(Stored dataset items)
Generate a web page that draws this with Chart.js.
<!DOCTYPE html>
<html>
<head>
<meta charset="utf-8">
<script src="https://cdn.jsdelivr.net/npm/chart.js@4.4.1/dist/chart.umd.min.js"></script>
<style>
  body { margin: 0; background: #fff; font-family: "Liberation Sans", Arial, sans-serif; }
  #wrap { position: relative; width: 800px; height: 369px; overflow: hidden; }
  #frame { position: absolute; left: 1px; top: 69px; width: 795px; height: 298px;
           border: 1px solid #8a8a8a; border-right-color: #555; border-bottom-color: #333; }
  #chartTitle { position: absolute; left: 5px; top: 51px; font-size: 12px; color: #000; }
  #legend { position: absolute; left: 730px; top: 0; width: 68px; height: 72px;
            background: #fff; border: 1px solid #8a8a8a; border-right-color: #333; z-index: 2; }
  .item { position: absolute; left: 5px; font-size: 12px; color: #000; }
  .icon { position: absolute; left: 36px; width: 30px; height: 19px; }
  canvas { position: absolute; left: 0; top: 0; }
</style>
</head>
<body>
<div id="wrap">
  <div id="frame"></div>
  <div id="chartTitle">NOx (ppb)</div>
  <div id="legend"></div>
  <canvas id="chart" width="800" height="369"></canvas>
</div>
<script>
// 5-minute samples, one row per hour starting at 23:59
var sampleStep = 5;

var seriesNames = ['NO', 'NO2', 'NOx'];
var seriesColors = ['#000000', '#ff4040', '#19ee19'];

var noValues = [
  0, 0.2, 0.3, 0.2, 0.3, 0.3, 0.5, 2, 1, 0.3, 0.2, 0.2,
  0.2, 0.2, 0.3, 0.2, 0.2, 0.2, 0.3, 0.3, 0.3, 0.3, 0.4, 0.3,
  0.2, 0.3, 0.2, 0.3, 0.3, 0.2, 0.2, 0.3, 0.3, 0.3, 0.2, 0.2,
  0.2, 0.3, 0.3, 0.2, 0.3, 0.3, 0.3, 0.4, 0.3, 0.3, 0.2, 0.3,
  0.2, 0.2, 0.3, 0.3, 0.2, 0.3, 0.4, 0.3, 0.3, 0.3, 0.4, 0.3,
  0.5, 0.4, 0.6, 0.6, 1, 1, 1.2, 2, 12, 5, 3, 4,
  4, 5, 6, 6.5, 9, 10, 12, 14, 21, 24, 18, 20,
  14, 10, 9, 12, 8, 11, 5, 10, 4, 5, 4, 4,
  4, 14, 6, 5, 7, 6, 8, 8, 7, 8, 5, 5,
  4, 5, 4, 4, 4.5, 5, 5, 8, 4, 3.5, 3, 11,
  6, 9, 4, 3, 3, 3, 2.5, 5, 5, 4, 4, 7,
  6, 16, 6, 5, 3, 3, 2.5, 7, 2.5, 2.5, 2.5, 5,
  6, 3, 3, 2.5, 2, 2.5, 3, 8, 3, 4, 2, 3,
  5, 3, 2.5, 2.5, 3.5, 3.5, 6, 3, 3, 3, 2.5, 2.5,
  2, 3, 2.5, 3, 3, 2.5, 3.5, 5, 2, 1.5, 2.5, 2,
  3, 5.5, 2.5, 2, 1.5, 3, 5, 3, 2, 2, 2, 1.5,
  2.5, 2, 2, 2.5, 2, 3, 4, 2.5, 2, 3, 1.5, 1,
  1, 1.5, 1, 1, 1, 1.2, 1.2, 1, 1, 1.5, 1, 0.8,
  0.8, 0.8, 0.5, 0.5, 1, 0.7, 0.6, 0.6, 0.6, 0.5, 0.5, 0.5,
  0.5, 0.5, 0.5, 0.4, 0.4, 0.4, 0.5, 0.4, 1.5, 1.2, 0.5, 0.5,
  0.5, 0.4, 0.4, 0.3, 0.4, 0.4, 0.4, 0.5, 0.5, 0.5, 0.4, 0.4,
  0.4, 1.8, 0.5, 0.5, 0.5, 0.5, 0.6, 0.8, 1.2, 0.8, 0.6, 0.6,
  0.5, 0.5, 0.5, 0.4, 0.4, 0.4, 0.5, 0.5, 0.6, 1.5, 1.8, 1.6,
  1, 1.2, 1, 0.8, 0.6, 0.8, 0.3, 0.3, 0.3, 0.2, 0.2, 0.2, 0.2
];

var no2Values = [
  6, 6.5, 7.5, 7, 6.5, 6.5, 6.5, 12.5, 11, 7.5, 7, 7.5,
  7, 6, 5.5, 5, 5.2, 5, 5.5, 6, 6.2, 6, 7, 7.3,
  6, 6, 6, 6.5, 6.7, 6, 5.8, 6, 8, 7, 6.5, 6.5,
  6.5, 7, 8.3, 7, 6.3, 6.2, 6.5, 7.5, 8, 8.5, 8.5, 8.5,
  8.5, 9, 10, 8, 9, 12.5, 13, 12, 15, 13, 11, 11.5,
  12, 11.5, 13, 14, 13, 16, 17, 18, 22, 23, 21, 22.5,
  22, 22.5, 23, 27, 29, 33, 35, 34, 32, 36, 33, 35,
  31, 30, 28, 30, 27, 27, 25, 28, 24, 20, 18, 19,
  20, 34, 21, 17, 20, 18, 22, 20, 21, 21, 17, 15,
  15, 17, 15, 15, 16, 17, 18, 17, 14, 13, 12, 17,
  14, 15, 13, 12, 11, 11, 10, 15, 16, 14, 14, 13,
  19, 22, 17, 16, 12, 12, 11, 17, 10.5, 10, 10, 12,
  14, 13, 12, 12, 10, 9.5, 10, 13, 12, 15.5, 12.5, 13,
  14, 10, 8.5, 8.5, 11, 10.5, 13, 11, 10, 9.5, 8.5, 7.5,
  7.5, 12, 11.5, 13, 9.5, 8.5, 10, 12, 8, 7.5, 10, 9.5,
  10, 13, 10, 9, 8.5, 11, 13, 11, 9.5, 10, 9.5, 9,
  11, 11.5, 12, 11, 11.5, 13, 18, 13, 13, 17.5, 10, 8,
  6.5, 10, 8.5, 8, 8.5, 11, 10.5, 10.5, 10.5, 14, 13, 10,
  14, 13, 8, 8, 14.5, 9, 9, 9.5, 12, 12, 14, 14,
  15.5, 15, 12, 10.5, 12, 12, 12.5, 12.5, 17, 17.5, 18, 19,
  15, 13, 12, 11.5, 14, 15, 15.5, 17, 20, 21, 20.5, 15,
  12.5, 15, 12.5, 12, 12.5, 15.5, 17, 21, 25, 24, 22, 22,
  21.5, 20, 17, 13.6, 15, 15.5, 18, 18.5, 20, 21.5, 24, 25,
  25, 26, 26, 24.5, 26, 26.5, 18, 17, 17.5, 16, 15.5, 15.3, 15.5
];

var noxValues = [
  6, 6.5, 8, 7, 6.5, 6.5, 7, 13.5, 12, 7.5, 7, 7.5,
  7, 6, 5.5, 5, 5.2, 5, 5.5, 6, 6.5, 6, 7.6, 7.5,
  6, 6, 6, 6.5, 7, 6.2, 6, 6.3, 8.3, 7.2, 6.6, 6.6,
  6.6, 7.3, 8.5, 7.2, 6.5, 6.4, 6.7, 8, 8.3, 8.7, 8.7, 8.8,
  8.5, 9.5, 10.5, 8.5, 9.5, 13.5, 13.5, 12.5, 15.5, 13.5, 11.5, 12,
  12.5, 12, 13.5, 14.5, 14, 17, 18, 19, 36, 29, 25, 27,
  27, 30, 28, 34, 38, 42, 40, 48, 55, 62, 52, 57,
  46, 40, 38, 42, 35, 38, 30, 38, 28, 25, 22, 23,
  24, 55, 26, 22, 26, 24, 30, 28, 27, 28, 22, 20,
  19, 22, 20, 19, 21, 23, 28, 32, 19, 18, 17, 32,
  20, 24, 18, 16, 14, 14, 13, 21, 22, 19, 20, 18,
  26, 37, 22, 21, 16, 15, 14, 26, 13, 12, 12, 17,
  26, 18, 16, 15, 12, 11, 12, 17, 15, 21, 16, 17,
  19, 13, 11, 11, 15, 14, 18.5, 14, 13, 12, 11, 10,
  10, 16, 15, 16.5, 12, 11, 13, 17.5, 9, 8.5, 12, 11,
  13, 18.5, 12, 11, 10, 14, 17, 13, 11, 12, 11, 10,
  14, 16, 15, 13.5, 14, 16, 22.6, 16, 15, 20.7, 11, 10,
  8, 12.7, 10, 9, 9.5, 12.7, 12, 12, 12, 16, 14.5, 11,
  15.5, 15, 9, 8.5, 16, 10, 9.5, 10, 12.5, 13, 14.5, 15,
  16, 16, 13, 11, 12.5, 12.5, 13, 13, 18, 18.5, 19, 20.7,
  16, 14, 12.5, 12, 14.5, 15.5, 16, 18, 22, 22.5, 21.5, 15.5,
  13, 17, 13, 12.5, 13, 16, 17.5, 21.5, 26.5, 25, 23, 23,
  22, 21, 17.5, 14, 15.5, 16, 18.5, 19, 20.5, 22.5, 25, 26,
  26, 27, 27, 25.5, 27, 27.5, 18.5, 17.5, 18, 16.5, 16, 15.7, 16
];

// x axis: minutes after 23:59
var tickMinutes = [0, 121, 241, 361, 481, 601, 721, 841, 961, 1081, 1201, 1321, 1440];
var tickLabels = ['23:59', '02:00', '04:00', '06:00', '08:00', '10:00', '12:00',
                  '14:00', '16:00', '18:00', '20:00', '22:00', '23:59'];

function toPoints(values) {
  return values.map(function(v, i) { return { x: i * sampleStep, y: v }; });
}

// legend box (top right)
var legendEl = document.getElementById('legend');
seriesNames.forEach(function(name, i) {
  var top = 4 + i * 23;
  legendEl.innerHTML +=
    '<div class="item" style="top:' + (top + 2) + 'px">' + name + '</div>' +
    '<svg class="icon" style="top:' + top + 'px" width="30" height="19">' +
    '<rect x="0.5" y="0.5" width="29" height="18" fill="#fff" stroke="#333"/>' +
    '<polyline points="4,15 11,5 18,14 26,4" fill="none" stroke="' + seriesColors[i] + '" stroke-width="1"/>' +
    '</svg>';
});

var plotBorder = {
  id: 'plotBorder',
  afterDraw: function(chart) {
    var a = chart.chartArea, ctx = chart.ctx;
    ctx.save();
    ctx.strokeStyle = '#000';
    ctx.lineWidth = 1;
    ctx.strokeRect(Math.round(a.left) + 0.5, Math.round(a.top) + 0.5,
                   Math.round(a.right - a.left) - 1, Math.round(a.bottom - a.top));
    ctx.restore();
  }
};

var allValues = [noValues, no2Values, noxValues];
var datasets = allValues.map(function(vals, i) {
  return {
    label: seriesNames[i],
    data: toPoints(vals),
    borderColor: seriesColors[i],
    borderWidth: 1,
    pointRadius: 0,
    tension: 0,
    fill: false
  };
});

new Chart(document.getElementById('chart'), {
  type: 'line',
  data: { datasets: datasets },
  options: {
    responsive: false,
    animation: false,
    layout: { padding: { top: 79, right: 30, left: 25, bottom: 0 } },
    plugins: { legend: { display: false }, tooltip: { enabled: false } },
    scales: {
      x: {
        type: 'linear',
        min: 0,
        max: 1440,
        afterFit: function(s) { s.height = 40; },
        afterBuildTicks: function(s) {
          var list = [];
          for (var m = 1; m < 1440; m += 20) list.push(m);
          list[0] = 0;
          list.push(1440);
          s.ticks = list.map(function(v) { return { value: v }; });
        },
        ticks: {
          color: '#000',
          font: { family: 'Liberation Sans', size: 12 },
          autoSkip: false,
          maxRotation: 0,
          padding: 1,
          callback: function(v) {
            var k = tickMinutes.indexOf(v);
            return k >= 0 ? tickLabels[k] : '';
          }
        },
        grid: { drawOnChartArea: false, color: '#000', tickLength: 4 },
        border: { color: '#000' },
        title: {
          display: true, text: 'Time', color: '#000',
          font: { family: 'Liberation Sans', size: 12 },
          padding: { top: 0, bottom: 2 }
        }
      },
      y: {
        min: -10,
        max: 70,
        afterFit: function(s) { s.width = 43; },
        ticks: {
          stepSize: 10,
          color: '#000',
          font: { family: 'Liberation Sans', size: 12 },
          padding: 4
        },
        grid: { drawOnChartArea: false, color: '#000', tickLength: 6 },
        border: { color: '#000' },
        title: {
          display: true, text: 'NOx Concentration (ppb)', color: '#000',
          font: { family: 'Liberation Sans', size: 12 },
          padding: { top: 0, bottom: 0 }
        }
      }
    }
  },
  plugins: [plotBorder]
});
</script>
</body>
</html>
...
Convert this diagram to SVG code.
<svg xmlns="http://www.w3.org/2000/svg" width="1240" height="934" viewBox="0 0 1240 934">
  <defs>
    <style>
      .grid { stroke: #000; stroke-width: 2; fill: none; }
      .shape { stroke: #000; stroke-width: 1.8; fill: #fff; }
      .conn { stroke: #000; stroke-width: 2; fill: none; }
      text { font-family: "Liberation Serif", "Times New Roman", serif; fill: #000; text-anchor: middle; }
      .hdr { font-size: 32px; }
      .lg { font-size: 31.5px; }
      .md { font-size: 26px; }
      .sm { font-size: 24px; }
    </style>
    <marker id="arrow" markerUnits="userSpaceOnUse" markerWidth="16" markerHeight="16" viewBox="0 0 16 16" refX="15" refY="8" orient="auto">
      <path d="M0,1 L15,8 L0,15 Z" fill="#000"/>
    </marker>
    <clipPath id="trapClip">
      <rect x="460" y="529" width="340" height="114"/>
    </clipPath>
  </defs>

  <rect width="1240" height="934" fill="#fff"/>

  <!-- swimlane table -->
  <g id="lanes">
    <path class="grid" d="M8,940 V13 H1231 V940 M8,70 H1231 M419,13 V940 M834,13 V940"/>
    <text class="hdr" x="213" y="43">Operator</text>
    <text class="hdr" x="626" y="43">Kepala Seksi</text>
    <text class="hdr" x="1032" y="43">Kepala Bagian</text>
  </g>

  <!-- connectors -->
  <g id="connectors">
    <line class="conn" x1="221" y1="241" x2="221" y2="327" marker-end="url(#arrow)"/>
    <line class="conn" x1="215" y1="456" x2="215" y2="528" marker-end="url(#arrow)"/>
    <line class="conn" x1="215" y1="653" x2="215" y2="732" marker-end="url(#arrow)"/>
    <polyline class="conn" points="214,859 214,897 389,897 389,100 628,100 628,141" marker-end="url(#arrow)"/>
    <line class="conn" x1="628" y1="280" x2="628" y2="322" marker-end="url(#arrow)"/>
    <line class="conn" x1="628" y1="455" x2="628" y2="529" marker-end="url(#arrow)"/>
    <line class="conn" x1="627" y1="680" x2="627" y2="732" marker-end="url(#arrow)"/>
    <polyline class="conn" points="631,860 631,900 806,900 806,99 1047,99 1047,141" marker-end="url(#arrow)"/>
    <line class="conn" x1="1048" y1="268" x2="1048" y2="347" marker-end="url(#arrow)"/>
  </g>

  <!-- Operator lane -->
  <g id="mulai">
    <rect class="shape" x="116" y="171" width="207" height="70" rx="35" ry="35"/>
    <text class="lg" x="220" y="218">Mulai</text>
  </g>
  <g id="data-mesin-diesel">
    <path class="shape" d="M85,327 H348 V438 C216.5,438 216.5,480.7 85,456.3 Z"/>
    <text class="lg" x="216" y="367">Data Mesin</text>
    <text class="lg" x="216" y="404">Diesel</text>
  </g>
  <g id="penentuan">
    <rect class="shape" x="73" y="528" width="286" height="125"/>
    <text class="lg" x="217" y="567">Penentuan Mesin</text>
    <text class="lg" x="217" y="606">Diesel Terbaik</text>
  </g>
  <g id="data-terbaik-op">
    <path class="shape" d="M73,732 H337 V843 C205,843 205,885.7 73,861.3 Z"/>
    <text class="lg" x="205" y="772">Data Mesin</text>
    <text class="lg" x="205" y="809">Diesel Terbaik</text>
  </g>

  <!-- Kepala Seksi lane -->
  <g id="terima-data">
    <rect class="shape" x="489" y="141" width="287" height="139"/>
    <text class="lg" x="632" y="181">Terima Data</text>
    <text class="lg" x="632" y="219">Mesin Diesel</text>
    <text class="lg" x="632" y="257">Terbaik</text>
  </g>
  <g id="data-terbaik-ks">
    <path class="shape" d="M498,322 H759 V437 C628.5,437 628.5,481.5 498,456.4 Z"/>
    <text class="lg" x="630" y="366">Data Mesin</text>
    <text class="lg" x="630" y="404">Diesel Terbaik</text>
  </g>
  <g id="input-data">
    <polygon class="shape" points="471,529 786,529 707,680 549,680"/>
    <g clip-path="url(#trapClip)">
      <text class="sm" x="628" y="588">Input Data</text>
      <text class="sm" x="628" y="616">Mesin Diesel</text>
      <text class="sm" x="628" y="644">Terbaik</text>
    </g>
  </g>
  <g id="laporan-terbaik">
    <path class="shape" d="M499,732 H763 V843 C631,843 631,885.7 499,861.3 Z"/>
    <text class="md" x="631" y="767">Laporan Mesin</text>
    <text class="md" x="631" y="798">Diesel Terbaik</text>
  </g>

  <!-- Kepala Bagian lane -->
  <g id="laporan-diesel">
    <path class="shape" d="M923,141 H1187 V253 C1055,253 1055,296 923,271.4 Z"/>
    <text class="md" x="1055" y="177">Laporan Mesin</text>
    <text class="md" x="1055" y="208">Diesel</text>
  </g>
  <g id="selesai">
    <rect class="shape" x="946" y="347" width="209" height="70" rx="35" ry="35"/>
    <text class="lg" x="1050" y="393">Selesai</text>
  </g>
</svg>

#### WHAT IS ASKED
Give back, exactly as written, each line from the one that contains "Generate a web" through the one that contains "var seriesColors = ['#000000', '#ff4040', '#19ee19'];".

#### IN RESPONSE
Generate a web page that draws this with Chart.js.
<!DOCTYPE html>
<html>
<head>
<meta charset="utf-8">
<script src="https://cdn.jsdelivr.net/npm/chart.js@4.4.1/dist/chart.umd.min.js"></script>
<style>
  body { margin: 0; background: #fff; font-family: "Liberation Sans", Arial, sans-serif; }
  #wrap { position: relative; width: 800px; height: 369px; overflow: hidden; }
  #frame { position: absolute; left: 1px; top: 69px; width: 795px; height: 298px;
           border: 1px solid #8a8a8a; border-right-color: #555; border-bottom-color: #333; }
  #chartTitle { position: absolute; left: 5px; top: 51px; font-size: 12px; color: #000; }
  #legend { position: absolute; left: 730px; top: 0; width: 68px; height: 72px;
            background: #fff; border: 1px solid #8a8a8a; border-right-color: #333; z-index: 2; }
  .item { position: absolute; left: 5px; font-size: 12px; color: #000; }
  .icon { position: absolute; left: 36px; width: 30px; height: 19px; }
  canvas { position: absolute; left: 0; top: 0; }
</style>
</head>
<body>
<div id="wrap">
  <div id="frame"></div>
  <div id="chartTitle">NOx (ppb)</div>
  <div id="legend"></div>
  <canvas id="chart" width="800" height="369"></canvas>
</div>
<script>
// 5-minute samples, one row per hour starting at 23:59
var sampleStep = 5;

var seriesNames = ['NO', 'NO2', 'NOx'];
var seriesColors = ['#000000', '#ff4040', '#19ee19'];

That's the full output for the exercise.